Oleh: Fr. M. Christoforus, BHK
“Tak ada gading yang tak retak. Itulah sebabnya pensil-pensil mempunyai penghapusnya.”
(Anonim)
Errare Humanum est
Sebuah pepatah China mengatakan, bahwa “Air yang terlampau jernih, tidak akan ada ikannya.” Hal itu merupakan sebuah realitas hidup, bukan? Karena sesungguhnya, hampir tidak mungkin ada kesempurnaan di atas bumi ini. Karena di balik suatu kesempurnaan, toh akan ada titik-titik ketidaksempurnaannya. Dalam konteks ini, orang Latin mempunyai adagium klasik nan mentereng, ‘errare humanum est’, bahwa manusia itu makhluk yang tidak sempurna.
Dari Sebuah Definisi
Jika ditilik secara definitif, kata ‘perfeksionis’ bermaknakan ‘orang yang standar hidupnya sangat tinggi untuk dirinya pun orang lain, yang bertujuan, agar dapat mencapai suatu kesempurnaan.’
Pernahkah Anda menjumpai sesosok pribadi yang seideal ini dalam hidupmu? Jika memang ada, maka hendaklah Anda bersiap-siap secara mental, agar Anda tidak sempat terjungkal di hadapannya. Di sisi yang lain, selayaknya Anda tidak perlu sampai harus mengelus dada batin merasa serba salah atau bahkan sampai sempat stres berat di hadapannya.
Memahami Keunikannya
Mengapa? Memang itulah tabiat khas seorang yang berkepribadian prefeksionis. Bahkan bersyukurlah, jika Anda ternyata sanggup untuk menyesuaikan diri dengan tabiat idealis ini. Tapi, sebetulnya, sudah cukuplah, jika Anda ternyata mampu memahami keunikannya itu. Karena bukankah, kecenderungan yang terkesan ekstrem ini adalah suatu yang sangat ideal demi meraih suatu kesempunaan hidup? Maka, pertama-tama, pahamilah keunikannya ini, demi suatu tujuan yang lebih luhur.
Setiap Pribadi Berbeda
Fakta hidup telah membuktikan, bahwa tidak ada manusia yang sama. Tapi manusia itu memang sebagai makhluk yang sangat unik dan spesial.
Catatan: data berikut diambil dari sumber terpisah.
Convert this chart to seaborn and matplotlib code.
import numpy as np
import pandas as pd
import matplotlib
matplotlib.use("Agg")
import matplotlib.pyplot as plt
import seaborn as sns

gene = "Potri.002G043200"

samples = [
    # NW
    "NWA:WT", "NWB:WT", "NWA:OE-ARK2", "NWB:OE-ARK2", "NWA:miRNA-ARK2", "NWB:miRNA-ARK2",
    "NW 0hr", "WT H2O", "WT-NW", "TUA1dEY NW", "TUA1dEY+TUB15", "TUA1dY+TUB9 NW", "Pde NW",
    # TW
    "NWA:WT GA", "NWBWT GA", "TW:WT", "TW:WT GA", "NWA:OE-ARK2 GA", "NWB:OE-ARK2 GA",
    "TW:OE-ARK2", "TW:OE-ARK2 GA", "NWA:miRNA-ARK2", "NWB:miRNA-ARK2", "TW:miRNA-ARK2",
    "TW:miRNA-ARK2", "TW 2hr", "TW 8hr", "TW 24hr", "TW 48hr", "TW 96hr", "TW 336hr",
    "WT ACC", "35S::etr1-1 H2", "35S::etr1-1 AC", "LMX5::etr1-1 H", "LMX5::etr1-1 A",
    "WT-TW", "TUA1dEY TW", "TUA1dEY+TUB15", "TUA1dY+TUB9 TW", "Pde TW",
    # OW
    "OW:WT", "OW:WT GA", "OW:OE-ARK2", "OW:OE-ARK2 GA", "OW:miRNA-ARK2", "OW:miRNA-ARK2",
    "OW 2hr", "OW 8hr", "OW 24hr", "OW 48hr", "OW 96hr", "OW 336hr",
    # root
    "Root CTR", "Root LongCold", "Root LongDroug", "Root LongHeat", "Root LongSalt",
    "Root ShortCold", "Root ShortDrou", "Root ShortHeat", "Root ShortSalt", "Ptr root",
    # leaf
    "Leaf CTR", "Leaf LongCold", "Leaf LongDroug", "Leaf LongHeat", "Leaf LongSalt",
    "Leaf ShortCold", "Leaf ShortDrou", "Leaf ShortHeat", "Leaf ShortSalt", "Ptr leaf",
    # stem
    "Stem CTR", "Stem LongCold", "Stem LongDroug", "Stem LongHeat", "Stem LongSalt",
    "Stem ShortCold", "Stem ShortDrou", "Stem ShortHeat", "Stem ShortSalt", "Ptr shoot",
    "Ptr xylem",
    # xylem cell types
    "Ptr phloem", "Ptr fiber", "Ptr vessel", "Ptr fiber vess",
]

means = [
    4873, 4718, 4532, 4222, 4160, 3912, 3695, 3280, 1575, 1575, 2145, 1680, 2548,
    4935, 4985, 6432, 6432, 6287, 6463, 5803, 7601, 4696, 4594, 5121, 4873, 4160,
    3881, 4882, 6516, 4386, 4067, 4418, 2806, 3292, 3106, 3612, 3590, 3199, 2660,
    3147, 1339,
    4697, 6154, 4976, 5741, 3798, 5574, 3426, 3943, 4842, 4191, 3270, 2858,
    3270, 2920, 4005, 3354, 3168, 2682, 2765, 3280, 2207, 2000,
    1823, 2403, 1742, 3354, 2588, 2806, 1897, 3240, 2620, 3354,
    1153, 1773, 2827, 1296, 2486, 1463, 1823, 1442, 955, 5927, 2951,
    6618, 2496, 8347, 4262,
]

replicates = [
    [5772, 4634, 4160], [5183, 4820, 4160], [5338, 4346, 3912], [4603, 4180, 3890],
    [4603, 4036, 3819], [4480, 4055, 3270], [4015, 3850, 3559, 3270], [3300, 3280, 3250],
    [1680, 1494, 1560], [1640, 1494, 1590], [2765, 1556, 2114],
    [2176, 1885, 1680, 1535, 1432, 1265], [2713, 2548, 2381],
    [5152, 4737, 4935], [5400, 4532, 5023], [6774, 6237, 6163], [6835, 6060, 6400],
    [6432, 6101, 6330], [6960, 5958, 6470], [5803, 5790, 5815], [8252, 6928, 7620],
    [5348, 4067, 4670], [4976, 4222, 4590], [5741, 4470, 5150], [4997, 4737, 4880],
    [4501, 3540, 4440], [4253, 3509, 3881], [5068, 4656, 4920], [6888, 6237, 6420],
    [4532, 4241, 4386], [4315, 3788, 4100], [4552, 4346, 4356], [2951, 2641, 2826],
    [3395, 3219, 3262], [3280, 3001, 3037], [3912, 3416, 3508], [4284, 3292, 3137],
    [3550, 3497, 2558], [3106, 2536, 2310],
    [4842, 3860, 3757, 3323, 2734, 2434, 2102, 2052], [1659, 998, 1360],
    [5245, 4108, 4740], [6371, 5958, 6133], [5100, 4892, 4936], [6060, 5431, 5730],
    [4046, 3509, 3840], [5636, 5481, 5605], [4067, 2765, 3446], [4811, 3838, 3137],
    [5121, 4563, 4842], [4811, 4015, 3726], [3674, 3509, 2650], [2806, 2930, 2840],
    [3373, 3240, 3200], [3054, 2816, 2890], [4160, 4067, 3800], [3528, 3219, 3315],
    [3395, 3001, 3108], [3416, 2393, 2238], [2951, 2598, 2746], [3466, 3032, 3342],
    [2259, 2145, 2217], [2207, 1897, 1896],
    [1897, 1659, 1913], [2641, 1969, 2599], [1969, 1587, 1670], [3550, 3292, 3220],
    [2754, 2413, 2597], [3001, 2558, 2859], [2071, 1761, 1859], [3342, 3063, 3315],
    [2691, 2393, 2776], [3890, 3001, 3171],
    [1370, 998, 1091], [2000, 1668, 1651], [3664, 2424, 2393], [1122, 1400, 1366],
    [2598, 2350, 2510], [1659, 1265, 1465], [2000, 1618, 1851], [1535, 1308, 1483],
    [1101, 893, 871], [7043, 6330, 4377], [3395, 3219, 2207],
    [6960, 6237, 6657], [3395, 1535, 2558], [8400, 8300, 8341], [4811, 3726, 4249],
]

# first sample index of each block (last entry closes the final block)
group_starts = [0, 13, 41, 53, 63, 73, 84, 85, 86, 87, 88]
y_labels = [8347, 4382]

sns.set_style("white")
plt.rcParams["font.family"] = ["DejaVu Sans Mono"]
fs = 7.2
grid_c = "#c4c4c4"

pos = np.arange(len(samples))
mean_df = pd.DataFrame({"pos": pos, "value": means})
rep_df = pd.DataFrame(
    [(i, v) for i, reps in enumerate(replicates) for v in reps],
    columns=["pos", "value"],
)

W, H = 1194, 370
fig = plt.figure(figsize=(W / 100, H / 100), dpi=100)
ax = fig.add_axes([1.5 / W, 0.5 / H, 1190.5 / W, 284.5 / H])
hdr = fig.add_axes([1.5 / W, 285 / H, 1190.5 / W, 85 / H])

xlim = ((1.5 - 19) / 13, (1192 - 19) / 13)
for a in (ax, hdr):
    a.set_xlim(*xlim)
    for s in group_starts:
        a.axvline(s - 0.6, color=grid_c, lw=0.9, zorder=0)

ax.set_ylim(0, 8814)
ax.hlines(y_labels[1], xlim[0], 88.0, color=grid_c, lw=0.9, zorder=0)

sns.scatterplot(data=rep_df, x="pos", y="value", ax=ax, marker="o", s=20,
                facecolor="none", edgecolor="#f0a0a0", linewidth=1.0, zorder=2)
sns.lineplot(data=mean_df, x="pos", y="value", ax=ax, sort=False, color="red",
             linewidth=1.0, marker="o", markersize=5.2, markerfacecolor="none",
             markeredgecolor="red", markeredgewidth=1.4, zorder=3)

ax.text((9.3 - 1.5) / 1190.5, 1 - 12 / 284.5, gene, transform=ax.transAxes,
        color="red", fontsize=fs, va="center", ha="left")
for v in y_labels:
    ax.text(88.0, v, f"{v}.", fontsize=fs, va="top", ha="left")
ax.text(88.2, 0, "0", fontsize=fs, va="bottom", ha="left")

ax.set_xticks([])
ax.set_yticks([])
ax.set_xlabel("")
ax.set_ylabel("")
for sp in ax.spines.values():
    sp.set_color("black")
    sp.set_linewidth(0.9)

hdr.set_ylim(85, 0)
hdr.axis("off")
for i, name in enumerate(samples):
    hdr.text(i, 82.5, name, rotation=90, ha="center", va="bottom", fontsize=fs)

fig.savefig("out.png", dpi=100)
Untuk itu, sangat dibutuhkan suatu pemahaman, bahwa tidak ada pribadi yang persis sama.
Antara: Melankolis, Sanguinis, Flegmatik, dan Kolerik
Sosok pribadi bertipe melankolis alias si perasa dan pemurung, mungkin saja tidak akan nyaman untuk berlama-lama bersanding dengan si keracak sanguinis, bukan? Sebaliknya, sang sanguinis itu akan dibuat bosan, jika ada bersama si perasa ini, bukan?
Demikian flegmatik tulen itu akan merasa sangat tersiksa, jika berada di hadapan si kolerik yang terkesan serba acuh tak acuh. Tabiat keduanya akan sangat bertolak belakang alias berbeda bagai langit dan bumi.
Konklusi
Maka, di balik aneka perbedaan watak dan karakter ini, hendaklah kita sanggup untuk memahami, bahwa makhluk manusia itu justru diciptakan secara unik.
Maka, di balik perbedaan-perbedaan ini, hendaklah Anda dan saya dapat mensyukurinya.
Karena bukankah, sang perfeksionis itu adalah Anda dan saya yang lain?